TV LICENSING officials have admitted making a blunder after sending out an enforcement letter to a 400-year-old derelict building in Whitehouse.
The letter addressed to 32 Whitehouse Park - the site of Newtownabbey’s oldest and most historic building - warns that the legal occupier of the property could face a fine of up to £1,000 for failing to pay for a television licence.
The White House, which has been standing for more than four centuries, has been a ruin for many years. It is currently being restored by the White House Preservation Trust, but doesn’t have a TV and only got an electricity supply connected a matter of weeks ago.
“I received a threatening letter telling me what I would need to do if I was taken to court for not having a TV licence.
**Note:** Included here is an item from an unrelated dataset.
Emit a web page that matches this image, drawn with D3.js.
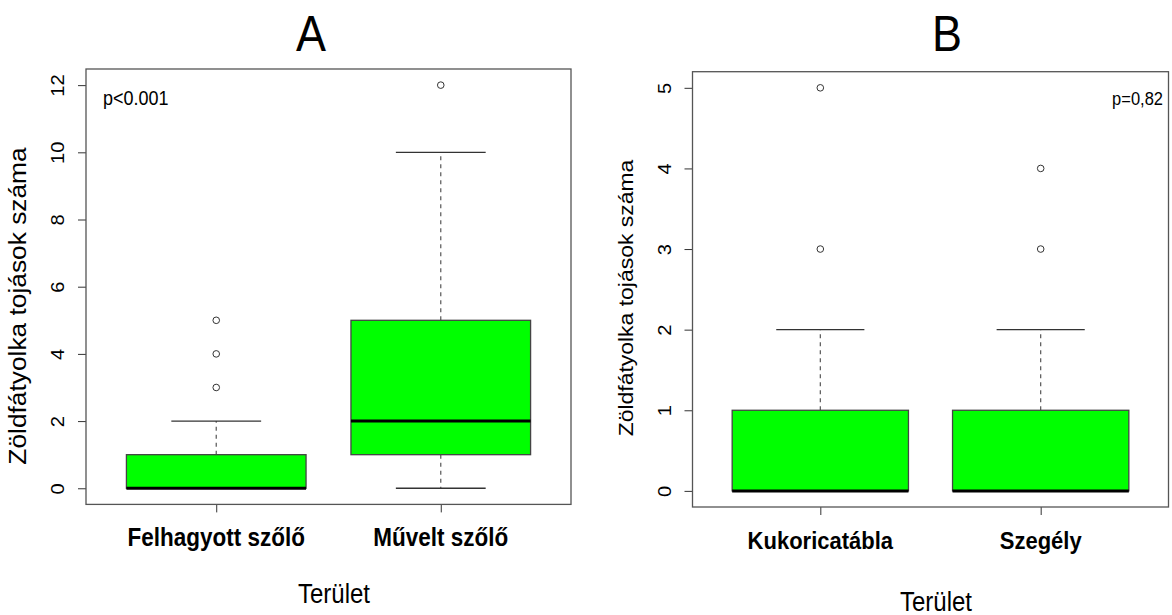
<!DOCTYPE html>
<html>
<head>
<meta charset="utf-8">
<script src="https://cdn.jsdelivr.net/npm/d3@7/dist/d3.min.js"></script>
<style>
  html, body { margin: 0; padding: 0; background: #fff; }
  svg { display: block; font-family: "Liberation Sans", Arial, sans-serif; }
</style>
</head>
<body>
<svg id="chart" width="1172" height="615"></svg>
<script>
// Panel A: abandoned vs cultivated vineyard
const groupsA = ["Felhagyott szőlő", "Művelt szőlő"];
// [lower whisker, Q1, median, Q3, upper whisker]
const statsA = [[0, 0, 0, 1, 2], [0, 1, 2, 5, 10]];
const outliersA = [[3, 4, 5], [12]];
const ticksA = [0, 2, 4, 6, 8, 10, 12];

// Panel B: maize field vs edge
const groupsB = ["Kukoricatábla", "Szegély"];
const statsB = [[0, 0, 0, 1, 2], [0, 0, 0, 1, 2]];
const outliersB = [[3, 5], [3, 4]];
const ticksB = [0, 1, 2, 3, 4, 5];

const svg = d3.select("#chart");
const SY = 1.12; // vertical stretch of the lettering

// text placed at (x, y), stretched vertically, optionally rotated
function label(g, x, y, txt, o) {
  const rot = o.rotate ? " rotate(-90)" : "";
  return g.append("text")
    .attr("transform", `translate(${x},${y}) scale(1,${SY})${rot}`)
    .attr("text-anchor", o.anchor || "middle")
    .attr("font-size", o.size)
    .attr("font-weight", o.weight || "normal")
    .attr("fill", "#000")
    .text(txt);
}

function drawPanel(opt) {
  const g = svg.append("g");
  const x = d3.scaleLinear().domain([0.42, 2.58]).range([opt.left, opt.right]);
  const y = d3.scaleLinear().domain(opt.yDomain).range([opt.bottom, opt.top]);
  const boxW = x(0.8) - x(0);
  const capW = boxW / 2;

  // y axis
  const yAxis = d3.axisLeft(y).tickValues(opt.ticks).tickSize(8).tickFormat(d3.format("d"));
  const ya = g.append("g").attr("transform", `translate(${opt.left},0)`).call(yAxis);
  ya.select(".domain").remove();
  ya.selectAll(".tick line").attr("stroke", "#333");
  ya.selectAll(".tick text")
    .attr("x", null).attr("dy", null)
    .attr("transform", `translate(-22,0) scale(1,${SY}) rotate(-90)`)
    .attr("text-anchor", "middle")
    .attr("font-size", opt.tickSize)
    .attr("fill", "#000");

  // x axis
  const xAxis = d3.axisBottom(x).tickValues([1, 2]).tickSize(8).tickFormat(() => "");
  const xa = g.append("g").attr("transform", `translate(0,${opt.bottom})`).call(xAxis);
  xa.select(".domain").remove();
  xa.selectAll(".tick line").attr("stroke", "#333");

  // category labels
  opt.groups.forEach((d, i) => {
    label(g, x(i + 1), opt.catY, d, { size: opt.catSize, weight: "bold" });
  });

  // whiskers (dashed) and caps
  opt.stats.forEach((s, i) => {
    const cx = x(i + 1);
    g.append("line").attr("x1", cx).attr("x2", cx).attr("y1", y(s[3])).attr("y2", y(s[4]))
      .attr("stroke", "#555").attr("stroke-width", 1.2).attr("stroke-dasharray", "4,4");
    g.append("line").attr("x1", cx).attr("x2", cx).attr("y1", y(s[1])).attr("y2", y(s[0]))
      .attr("stroke", "#555").attr("stroke-width", 1.2).attr("stroke-dasharray", "4,4");
    [s[0], s[4]].forEach(v => {
      g.append("line").attr("x1", cx - capW / 2).attr("x2", cx + capW / 2)
        .attr("y1", y(v)).attr("y2", y(v))
        .attr("stroke", "#333").attr("stroke-width", 1.3);
    });
  });

  // boxes
  g.selectAll(".box").data(opt.stats).join("rect")
    .attr("x", (d, i) => x(i + 1) - boxW / 2)
    .attr("width", boxW)
    .attr("y", d => y(d[3]))
    .attr("height", d => y(d[1]) - y(d[3]))
    .attr("fill", "#00ff00")
    .attr("stroke", "#444")
    .attr("stroke-width", 1.3);

  // medians
  g.selectAll(".med").data(opt.stats).join("line")
    .attr("x1", (d, i) => x(i + 1) - boxW / 2)
    .attr("x2", (d, i) => x(i + 1) + boxW / 2)
    .attr("y1", d => y(d[2])).attr("y2", d => y(d[2]))
    .attr("stroke", "#000").attr("stroke-width", 3);

  // outliers
  opt.outliers.forEach((arr, i) => {
    g.selectAll(null).data(arr).join("circle")
      .attr("cx", x(i + 1)).attr("cy", d => y(d)).attr("r", 3.3)
      .attr("fill", "none").attr("stroke", "#333").attr("stroke-width", 1);
  });

  // frame
  g.append("rect")
    .attr("x", opt.left).attr("y", opt.top)
    .attr("width", opt.right - opt.left).attr("height", opt.bottom - opt.top)
    .attr("fill", "none").attr("stroke", "#555").attr("stroke-width", 1.3);

  // y title
  label(g, opt.left - 60, opt.yTitleY, "Zöldfátyolka tojások száma", { size: opt.yTitleSize, rotate: true });

  // x title
  label(g, opt.xTitleX, opt.xTitleY, "Terület", { size: 24 });

  // panel title
  label(g, opt.titleX, 51, opt.title, { size: 45 });

  // p value
  label(g, opt.pX, opt.pY, opt.pText, { size: opt.pSize, anchor: opt.pAnchor });
}

drawPanel({
  left: 86, right: 571, top: 69, bottom: 504.4,
  yDomain: [-0.48, 12.48], ticks: ticksA, tickSize: 18,
  groups: groupsA, stats: statsA, outliers: outliersA, catSize: 22.5,
  catY: 546, xTitleX: 334, xTitleY: 603,
  yTitleY: 306, yTitleSize: 23.5,
  title: "A", titleX: 311,
  pText: "p<0.001", pX: 103, pY: 105, pAnchor: "start", pSize: 18
});

drawPanel({
  left: 692.5, right: 1168.5, top: 71.7, bottom: 507,
  yDomain: [-0.2, 5.2], ticks: ticksB, tickSize: 18,
  groups: groupsB, stats: statsB, outliers: outliersB, catSize: 22,
  catY: 549, xTitleX: 936, xTitleY: 611,
  yTitleY: 298, yTitleSize: 20.5,
  title: "B", titleX: 947,
  pText: "p=0,82", pX: 1163, pY: 105, pAnchor: "end", pSize: 16.5
});
</script>
</body>
</html>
I received this letter as Chair of the White House Preservation Trust,” councillor Billy Webb told the Times.
“Because the building doesn’t have a TV, indeed an electricity supply was only connected a few weeks ago, there is no need for a TV licence.
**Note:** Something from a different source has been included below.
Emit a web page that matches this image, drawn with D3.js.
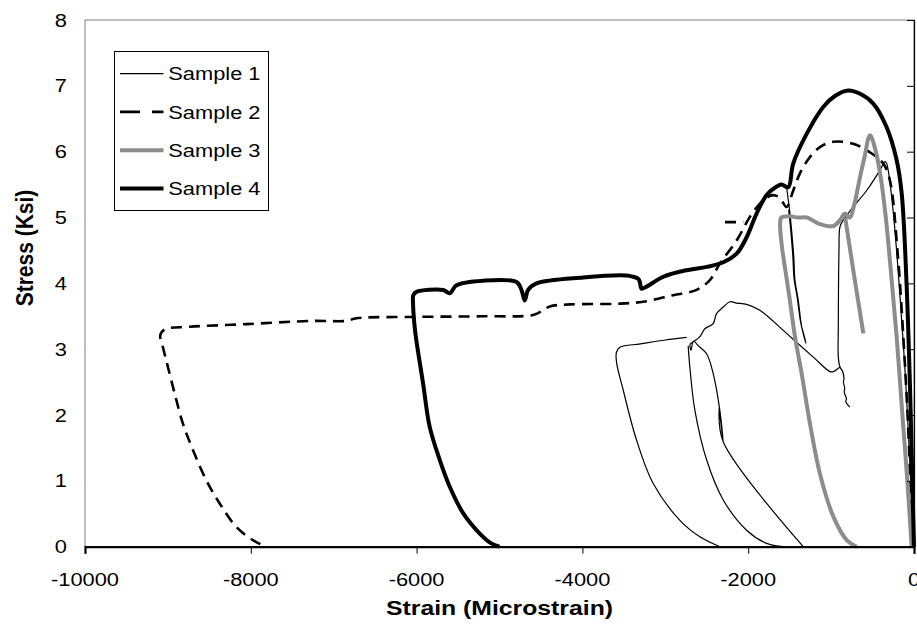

“This letter goes on to tell me that I can appoint a lawyer to appear in court for me and the court has the power to impose a fine of up to £1,000.”
Questioning the tactics being used by TV Licensing’s enforcement section, the Alliance representative added: “I dread to think the shock an intimidating letter like this would cause some elderly person who, like the White House, does not have a TV, and I ask, what happened about ‘presumed innocent until proved guilty’? The TV licensing authority would seem now to apply the principle that if you do not have a licence you are breaking the law.
“If anyone else has received a letter like this, and they do not have a TV, I would encourage them to mark the letter with ‘NO TV’, put it in an envelope and send it back without a stamp to TV Licensing - that’s what I did.”
Apologising for the mistake, a spokesperson for TV Licensing said: “We have a database of over 30 million addresses which we use to ensure properties are correctly licensed. We update this constantly based on information received from a number of sources including the Royal Mail and our customers. The address in question has been removed and we can confirm that no more correspondence will be sent there. We apologise for the inconvenience caused to Mr Webb.”
The White House, which stands on the foreshore of Belfast Lough near Gideon’s Green, is generally recognised as one of Ireland’s oldest and most important buildings. It is first shown on a map dating back to 1569 and was visited by William of Orange after his army landed at Carrickfergus in June 1690.